SHORT PROBLEM - Check every line below for the word "this" and show those that hold it.

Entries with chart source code
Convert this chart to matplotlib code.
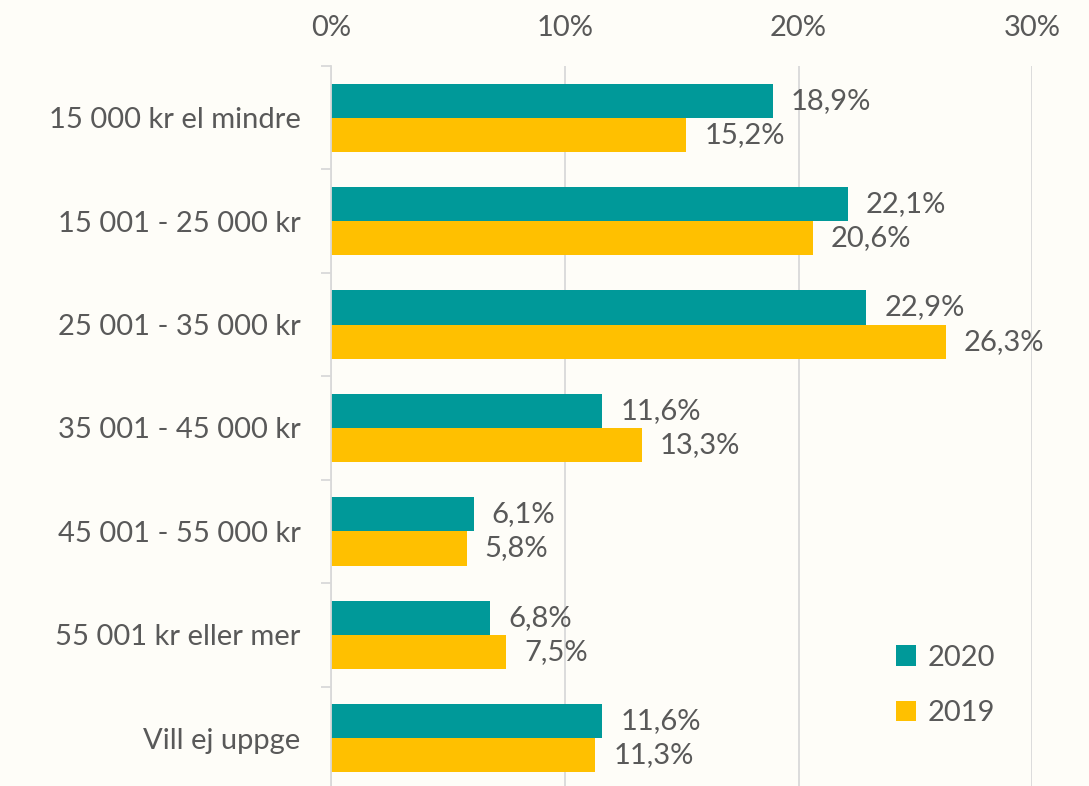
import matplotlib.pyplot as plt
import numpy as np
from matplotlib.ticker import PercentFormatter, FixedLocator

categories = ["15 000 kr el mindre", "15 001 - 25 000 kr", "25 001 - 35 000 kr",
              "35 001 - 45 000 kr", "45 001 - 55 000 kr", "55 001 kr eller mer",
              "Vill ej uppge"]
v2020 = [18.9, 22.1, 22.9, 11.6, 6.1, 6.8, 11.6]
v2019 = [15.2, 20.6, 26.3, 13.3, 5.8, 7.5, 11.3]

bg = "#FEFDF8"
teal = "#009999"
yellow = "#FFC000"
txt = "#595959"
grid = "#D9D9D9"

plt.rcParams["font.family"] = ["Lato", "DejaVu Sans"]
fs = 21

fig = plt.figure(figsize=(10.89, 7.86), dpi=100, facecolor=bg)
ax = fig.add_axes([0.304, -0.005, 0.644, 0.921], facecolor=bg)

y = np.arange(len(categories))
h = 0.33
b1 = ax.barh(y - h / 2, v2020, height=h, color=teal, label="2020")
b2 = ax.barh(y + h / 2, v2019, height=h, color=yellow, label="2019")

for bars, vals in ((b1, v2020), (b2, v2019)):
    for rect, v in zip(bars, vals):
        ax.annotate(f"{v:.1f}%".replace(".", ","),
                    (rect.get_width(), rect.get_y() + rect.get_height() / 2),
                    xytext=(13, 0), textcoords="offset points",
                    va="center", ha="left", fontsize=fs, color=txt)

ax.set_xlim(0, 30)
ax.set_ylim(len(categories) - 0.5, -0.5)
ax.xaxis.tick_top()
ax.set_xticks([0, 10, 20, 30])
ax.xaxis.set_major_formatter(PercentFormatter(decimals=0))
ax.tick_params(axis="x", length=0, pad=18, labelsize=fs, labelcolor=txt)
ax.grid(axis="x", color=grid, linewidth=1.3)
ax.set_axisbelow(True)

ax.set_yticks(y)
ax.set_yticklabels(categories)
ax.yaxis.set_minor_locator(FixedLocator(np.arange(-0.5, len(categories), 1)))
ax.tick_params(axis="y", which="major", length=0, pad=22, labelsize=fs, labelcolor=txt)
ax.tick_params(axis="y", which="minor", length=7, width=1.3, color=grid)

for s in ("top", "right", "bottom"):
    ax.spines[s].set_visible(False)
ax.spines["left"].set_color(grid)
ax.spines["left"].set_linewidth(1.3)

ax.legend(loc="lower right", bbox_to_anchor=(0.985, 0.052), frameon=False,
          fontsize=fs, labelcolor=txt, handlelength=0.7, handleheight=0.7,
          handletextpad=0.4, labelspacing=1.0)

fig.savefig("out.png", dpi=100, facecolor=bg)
...
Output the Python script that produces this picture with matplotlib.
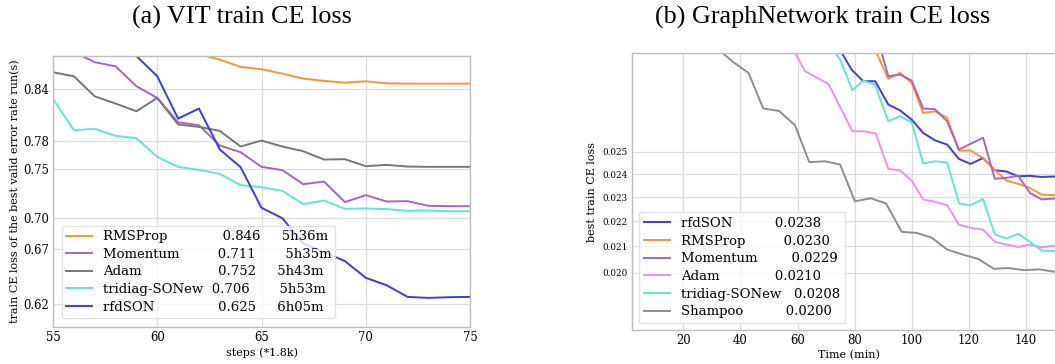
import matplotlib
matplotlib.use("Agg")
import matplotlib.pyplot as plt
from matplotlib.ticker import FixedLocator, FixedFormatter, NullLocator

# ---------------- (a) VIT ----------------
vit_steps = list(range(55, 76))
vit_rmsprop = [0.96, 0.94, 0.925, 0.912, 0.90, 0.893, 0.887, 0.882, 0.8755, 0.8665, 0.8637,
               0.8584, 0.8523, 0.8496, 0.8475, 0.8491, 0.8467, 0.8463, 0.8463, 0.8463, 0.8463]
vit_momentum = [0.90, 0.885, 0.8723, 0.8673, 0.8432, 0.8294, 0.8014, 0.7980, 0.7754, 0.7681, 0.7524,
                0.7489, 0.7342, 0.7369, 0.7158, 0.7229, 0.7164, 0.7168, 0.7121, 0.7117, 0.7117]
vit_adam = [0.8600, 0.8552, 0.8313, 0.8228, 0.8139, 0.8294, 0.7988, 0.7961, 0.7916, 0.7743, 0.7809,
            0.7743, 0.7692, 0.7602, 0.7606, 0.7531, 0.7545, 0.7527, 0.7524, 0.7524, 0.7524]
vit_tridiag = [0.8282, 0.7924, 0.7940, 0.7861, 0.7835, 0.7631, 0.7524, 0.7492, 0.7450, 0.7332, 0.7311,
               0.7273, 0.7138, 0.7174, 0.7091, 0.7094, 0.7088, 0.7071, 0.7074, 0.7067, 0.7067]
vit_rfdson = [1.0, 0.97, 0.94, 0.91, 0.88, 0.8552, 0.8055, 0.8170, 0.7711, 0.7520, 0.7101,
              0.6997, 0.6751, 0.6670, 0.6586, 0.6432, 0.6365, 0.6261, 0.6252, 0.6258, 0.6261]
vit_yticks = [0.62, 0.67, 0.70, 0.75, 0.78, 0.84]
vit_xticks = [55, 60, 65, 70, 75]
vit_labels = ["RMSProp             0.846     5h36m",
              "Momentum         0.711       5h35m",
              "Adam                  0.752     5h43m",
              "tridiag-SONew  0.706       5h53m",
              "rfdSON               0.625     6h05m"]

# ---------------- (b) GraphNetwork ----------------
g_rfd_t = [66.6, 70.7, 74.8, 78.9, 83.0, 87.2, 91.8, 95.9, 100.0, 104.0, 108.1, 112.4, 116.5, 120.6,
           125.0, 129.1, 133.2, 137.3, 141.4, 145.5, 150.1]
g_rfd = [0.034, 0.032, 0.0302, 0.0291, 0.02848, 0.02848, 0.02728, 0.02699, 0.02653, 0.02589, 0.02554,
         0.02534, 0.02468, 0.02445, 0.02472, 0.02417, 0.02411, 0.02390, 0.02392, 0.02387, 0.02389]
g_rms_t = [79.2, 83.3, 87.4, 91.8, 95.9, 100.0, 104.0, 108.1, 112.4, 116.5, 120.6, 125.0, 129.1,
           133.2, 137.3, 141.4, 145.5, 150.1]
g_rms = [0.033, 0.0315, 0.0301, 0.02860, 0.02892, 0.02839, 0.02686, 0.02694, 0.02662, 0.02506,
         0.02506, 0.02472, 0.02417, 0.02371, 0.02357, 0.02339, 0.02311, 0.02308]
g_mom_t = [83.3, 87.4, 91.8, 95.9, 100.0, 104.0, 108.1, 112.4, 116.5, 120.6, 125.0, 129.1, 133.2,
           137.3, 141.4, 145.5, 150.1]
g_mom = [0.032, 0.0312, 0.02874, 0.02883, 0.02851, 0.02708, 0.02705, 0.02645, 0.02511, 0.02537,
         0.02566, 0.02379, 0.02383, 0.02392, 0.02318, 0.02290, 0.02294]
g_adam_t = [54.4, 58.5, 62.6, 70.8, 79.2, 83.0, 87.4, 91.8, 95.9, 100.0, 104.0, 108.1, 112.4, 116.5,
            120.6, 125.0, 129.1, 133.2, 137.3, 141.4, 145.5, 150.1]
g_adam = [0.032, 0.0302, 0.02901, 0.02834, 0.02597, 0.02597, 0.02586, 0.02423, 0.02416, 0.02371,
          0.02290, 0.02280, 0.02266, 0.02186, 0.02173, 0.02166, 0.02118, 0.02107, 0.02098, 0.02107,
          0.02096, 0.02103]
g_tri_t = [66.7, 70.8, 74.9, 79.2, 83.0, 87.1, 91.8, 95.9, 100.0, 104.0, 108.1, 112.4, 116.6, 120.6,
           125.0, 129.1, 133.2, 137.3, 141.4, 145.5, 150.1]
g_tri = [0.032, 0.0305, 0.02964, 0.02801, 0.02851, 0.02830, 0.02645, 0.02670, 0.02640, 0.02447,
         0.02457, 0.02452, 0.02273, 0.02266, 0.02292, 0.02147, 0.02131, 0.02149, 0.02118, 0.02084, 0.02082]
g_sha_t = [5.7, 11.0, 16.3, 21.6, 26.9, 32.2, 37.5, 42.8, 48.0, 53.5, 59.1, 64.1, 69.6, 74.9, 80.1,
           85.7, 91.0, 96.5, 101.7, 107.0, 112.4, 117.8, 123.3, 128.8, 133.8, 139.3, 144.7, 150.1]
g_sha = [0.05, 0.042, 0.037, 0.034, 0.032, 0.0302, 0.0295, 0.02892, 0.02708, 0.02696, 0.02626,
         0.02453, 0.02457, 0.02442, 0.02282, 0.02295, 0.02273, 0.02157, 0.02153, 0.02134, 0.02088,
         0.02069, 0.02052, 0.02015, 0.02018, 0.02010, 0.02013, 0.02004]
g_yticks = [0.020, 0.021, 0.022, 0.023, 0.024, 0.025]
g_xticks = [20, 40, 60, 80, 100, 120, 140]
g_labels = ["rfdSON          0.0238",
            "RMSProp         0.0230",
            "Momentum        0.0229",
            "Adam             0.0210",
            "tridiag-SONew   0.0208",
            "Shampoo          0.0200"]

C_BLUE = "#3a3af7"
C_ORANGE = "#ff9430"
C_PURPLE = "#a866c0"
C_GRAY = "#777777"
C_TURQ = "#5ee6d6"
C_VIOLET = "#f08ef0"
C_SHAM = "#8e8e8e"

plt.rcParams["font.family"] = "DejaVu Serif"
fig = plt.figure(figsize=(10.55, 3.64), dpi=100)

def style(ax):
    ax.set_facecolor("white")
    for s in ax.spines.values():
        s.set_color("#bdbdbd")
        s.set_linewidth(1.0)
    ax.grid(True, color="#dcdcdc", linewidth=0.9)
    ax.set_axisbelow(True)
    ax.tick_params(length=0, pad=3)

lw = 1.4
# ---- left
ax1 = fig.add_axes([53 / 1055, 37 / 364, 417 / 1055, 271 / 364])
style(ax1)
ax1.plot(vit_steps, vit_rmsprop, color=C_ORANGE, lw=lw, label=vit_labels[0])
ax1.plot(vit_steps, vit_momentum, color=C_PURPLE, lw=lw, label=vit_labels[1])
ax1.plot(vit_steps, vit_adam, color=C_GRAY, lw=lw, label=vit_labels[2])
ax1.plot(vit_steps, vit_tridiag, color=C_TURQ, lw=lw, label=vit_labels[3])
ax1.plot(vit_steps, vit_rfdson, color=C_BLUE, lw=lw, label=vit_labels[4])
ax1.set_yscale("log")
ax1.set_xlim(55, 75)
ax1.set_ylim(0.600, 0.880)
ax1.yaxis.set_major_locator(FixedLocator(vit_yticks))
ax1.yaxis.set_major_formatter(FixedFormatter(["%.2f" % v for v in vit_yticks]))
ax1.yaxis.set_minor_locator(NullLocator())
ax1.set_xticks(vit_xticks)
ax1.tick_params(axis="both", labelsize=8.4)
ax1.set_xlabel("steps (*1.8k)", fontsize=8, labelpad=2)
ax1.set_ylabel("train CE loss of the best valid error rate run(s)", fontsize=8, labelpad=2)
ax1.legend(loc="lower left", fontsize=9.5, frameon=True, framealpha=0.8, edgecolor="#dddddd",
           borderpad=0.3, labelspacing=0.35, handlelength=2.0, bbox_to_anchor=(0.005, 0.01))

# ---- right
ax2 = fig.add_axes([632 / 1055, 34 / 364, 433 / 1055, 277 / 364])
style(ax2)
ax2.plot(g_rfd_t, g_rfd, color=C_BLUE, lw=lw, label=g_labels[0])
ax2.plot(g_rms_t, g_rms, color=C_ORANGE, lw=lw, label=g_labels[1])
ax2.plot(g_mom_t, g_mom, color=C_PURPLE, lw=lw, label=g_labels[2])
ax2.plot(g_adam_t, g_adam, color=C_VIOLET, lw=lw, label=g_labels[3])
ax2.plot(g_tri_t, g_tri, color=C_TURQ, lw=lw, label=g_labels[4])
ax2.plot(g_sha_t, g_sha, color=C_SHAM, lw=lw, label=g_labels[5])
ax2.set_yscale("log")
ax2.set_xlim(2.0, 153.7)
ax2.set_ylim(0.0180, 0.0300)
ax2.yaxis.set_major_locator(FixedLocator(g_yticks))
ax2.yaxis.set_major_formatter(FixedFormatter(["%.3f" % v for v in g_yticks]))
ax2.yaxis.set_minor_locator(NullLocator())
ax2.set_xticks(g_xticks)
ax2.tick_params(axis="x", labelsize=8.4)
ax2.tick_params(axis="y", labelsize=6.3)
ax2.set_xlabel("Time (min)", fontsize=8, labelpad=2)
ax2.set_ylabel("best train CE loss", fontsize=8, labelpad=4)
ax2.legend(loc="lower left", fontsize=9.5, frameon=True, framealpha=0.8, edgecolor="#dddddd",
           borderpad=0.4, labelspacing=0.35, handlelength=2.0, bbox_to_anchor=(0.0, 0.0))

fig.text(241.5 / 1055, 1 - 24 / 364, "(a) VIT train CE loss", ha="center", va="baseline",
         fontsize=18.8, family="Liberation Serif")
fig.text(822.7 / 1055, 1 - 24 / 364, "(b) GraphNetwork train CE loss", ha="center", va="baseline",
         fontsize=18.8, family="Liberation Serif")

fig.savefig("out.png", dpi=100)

FINAL RESULT -
Convert this chart to matplotlib code.
Output the Python script that produces this picture with matplotlib.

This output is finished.